▶ Exercise requirements:
Scan the records and identify every line in which the string "Output" occurs, then return those lines.

▶ Provided entries:
---------------
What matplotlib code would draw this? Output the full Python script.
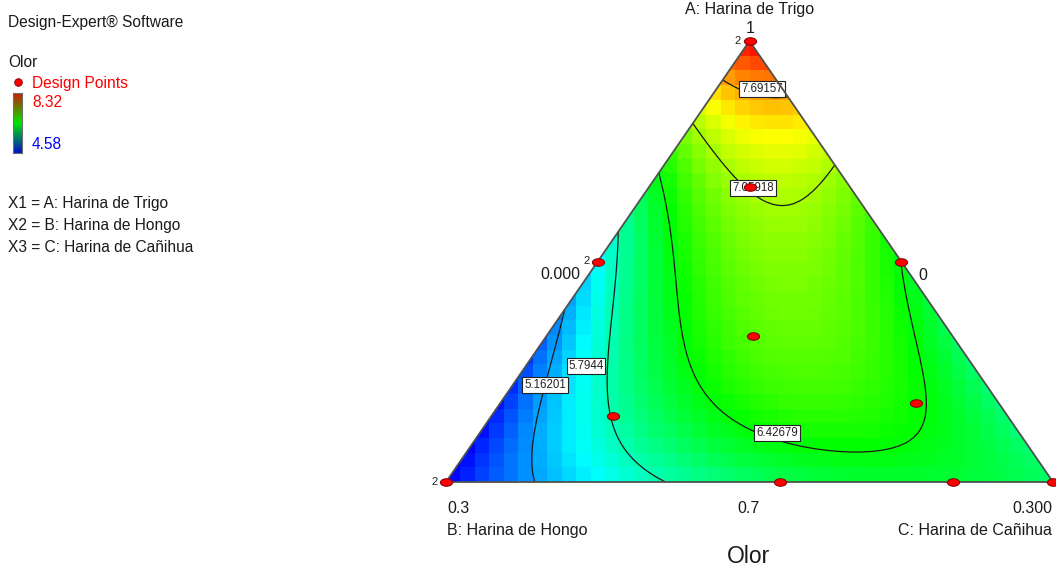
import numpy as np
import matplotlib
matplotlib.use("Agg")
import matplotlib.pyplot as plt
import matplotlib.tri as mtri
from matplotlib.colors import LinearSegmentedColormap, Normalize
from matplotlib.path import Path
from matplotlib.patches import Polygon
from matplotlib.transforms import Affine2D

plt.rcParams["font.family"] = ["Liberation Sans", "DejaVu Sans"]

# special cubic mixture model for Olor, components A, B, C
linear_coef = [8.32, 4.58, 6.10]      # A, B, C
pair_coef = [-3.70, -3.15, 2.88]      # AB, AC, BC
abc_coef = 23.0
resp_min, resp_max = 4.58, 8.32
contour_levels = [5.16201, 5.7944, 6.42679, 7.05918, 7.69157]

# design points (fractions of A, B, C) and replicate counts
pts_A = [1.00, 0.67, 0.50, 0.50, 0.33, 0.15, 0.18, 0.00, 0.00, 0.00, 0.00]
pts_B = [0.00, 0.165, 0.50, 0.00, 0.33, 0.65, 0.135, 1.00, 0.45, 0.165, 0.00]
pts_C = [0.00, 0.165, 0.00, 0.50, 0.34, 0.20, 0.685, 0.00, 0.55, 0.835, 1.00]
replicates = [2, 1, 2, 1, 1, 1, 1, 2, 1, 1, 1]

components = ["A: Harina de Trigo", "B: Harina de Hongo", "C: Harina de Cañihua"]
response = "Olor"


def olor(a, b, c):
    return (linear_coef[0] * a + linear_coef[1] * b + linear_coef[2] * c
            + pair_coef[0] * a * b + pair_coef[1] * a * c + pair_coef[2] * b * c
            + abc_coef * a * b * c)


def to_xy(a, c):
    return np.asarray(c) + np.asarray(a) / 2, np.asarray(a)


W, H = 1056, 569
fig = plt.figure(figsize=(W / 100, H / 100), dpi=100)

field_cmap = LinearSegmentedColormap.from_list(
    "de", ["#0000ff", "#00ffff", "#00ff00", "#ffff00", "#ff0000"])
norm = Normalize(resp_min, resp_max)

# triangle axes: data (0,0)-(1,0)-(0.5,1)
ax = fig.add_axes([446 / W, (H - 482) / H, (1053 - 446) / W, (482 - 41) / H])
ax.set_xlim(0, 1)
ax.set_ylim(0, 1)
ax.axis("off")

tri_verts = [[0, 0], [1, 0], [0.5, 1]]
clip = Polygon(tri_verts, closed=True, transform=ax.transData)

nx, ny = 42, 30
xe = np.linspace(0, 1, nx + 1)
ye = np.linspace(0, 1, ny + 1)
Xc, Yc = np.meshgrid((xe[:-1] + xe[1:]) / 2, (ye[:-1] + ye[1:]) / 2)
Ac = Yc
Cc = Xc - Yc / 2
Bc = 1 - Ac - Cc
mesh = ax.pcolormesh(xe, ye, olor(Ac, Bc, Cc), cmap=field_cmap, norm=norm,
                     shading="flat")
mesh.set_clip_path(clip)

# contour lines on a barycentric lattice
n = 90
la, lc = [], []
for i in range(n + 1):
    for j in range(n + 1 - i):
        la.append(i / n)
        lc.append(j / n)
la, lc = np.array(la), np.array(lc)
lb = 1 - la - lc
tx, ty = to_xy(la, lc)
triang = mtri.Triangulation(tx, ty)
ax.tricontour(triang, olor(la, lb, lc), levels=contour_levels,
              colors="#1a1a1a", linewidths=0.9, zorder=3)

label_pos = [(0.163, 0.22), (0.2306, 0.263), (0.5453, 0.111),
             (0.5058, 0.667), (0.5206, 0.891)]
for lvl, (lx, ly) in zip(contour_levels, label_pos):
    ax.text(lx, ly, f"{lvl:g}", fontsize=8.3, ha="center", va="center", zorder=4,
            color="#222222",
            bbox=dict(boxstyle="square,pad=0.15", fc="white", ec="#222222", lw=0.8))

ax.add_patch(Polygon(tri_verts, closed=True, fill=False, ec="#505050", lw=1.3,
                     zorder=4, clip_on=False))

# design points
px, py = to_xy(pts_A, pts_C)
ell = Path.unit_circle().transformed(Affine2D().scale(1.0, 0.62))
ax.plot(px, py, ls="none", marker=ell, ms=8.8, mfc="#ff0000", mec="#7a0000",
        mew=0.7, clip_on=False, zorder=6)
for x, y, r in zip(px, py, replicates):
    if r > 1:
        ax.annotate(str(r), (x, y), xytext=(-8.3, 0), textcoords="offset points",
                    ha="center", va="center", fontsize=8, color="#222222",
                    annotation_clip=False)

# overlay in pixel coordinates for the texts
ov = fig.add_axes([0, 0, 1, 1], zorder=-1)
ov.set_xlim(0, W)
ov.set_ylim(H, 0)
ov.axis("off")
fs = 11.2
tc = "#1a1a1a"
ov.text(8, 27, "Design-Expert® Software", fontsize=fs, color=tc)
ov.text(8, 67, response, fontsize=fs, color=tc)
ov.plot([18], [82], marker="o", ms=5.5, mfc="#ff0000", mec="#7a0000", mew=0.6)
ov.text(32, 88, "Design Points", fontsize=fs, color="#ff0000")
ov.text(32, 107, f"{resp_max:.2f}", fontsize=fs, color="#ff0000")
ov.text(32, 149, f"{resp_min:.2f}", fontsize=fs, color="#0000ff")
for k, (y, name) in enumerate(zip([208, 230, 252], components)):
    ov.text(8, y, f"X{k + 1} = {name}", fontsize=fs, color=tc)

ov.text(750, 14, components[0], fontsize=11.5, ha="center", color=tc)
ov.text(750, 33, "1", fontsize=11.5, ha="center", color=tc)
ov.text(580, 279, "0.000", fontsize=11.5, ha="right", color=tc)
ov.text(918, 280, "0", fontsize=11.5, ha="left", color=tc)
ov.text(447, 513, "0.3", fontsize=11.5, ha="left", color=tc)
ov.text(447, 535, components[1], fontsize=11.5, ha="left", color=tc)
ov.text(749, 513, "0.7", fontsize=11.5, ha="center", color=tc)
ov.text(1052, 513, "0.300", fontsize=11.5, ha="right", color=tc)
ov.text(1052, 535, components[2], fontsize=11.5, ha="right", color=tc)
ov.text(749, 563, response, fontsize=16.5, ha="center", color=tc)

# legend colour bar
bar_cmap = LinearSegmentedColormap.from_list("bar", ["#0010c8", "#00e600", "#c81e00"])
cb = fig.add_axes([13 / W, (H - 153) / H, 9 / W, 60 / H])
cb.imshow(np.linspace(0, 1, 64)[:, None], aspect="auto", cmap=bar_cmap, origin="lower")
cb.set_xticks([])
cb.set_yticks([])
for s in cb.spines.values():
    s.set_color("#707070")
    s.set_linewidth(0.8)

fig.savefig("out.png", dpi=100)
---------------
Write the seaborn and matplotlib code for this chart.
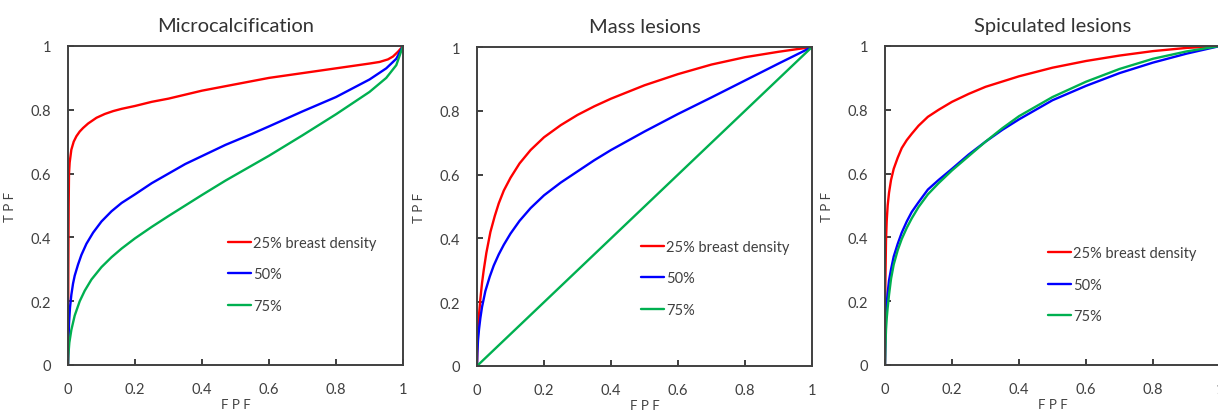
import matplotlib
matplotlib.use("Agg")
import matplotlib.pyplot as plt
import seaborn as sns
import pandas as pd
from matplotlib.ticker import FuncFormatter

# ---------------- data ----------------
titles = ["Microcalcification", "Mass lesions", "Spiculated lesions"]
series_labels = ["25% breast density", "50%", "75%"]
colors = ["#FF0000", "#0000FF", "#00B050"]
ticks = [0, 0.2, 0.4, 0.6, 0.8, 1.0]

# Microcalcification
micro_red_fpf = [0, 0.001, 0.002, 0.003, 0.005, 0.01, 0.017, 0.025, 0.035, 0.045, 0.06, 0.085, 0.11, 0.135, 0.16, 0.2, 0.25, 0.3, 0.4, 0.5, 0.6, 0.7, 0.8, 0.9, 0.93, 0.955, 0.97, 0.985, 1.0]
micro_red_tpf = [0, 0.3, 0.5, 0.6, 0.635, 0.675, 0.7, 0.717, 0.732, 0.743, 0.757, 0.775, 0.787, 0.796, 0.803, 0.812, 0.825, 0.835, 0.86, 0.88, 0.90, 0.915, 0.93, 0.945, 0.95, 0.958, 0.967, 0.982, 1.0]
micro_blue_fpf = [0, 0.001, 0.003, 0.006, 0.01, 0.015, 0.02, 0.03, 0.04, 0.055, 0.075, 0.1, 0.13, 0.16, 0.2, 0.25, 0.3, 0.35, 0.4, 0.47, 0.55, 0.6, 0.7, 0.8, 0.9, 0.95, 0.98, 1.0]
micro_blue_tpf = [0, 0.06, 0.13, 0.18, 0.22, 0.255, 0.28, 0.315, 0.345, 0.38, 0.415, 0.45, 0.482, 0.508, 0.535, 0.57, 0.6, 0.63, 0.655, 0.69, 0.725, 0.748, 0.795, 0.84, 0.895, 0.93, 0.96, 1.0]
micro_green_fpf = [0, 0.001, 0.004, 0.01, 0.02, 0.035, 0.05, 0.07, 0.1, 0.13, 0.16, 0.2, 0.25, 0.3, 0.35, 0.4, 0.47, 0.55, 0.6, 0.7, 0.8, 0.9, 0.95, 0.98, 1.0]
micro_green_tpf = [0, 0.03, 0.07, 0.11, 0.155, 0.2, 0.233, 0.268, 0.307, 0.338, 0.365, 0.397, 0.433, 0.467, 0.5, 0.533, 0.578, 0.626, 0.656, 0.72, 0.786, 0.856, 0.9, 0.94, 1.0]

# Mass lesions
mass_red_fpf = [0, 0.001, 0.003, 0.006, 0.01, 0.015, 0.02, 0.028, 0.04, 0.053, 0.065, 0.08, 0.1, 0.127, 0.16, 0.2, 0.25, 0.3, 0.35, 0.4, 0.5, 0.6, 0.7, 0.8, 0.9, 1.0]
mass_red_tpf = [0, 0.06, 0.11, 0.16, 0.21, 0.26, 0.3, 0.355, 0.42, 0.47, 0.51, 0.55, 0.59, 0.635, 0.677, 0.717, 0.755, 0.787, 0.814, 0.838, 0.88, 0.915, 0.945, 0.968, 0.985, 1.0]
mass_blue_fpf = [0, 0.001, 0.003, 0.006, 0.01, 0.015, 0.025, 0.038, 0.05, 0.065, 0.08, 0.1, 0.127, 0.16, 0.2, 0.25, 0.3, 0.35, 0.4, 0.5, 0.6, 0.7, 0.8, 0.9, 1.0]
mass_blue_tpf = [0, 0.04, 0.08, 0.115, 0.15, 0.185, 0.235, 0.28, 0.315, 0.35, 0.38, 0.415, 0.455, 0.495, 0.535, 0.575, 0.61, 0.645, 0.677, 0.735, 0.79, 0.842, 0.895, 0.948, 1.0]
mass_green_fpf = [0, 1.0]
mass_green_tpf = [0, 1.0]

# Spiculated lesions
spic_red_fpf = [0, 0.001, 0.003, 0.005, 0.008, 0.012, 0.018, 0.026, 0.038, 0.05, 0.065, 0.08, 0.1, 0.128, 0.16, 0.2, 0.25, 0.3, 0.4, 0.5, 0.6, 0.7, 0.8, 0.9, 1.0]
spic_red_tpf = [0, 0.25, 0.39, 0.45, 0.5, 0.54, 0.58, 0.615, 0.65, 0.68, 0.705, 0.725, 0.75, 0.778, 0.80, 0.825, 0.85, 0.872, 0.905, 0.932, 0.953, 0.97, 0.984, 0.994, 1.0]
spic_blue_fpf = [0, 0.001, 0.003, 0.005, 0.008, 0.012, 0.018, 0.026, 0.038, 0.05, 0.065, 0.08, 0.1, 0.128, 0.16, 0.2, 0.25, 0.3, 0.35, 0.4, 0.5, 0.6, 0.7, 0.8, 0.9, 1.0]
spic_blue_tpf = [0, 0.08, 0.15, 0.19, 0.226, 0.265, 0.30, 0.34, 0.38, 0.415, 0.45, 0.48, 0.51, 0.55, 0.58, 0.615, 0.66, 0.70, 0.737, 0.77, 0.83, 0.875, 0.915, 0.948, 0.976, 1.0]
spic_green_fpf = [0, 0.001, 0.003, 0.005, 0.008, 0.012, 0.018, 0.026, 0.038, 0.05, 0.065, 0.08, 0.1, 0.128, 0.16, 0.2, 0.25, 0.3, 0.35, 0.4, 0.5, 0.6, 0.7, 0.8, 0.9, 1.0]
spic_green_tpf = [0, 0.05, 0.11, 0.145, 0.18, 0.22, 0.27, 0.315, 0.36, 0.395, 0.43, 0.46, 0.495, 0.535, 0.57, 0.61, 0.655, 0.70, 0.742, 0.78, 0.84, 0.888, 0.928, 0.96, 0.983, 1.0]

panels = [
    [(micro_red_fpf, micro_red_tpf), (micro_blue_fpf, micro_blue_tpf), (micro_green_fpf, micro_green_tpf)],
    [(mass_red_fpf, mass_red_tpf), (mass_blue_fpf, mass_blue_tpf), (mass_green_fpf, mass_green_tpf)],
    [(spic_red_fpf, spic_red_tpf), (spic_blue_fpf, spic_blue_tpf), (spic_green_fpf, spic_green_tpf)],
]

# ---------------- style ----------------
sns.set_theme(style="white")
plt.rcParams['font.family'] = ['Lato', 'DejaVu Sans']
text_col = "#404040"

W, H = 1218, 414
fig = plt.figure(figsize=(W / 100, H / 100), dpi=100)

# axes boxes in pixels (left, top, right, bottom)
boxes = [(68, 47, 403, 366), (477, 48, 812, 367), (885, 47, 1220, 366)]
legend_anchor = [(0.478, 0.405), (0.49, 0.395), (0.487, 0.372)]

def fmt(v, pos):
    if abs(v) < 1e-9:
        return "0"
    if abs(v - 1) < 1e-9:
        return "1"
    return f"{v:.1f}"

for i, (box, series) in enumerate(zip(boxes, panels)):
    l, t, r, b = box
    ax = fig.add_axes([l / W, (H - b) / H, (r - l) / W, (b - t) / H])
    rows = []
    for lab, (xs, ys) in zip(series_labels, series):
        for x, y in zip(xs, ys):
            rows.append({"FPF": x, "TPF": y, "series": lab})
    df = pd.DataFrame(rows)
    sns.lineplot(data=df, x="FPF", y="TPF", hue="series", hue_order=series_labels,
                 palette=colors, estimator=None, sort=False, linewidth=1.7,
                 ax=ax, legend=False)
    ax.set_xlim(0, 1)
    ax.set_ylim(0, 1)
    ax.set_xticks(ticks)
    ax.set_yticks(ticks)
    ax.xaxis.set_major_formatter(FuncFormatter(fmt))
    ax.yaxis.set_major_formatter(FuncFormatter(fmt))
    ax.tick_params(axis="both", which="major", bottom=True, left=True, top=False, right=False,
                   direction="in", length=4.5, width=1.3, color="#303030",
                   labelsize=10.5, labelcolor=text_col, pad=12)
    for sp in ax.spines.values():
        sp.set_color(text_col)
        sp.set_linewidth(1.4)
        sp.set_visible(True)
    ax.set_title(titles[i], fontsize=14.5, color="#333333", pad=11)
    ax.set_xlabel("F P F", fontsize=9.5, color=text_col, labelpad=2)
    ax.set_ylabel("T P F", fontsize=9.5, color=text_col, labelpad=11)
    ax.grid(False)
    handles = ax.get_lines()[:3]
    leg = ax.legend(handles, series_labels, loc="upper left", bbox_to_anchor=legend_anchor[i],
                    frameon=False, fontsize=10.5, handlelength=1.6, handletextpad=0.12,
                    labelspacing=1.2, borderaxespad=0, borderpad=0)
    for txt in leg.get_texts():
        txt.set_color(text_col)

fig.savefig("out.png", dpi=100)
---------------
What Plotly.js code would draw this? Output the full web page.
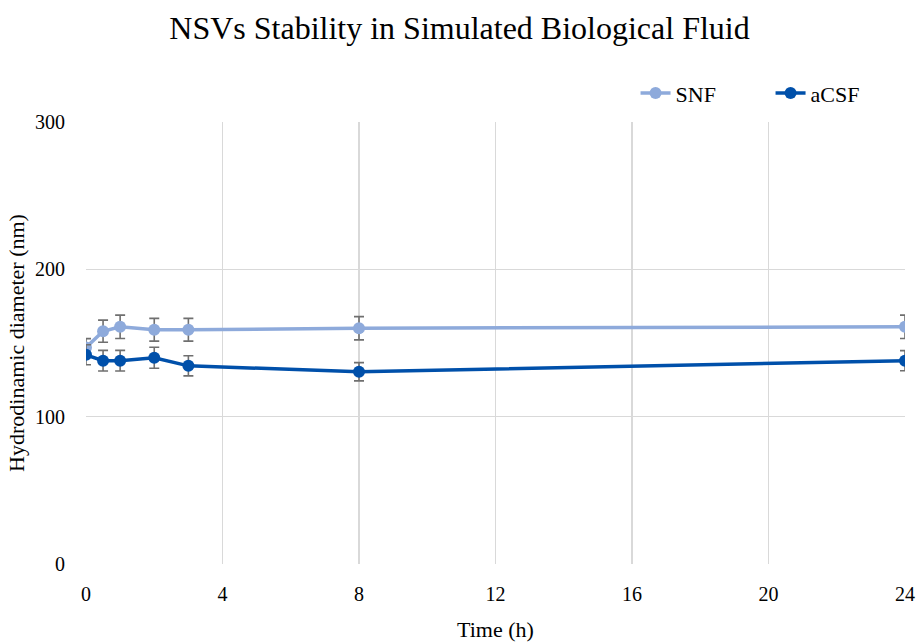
---------------
▶ Answer for this exercise:
What matplotlib code would draw this? Output the full Python script.
What Plotly.js code would draw this? Output the full web page.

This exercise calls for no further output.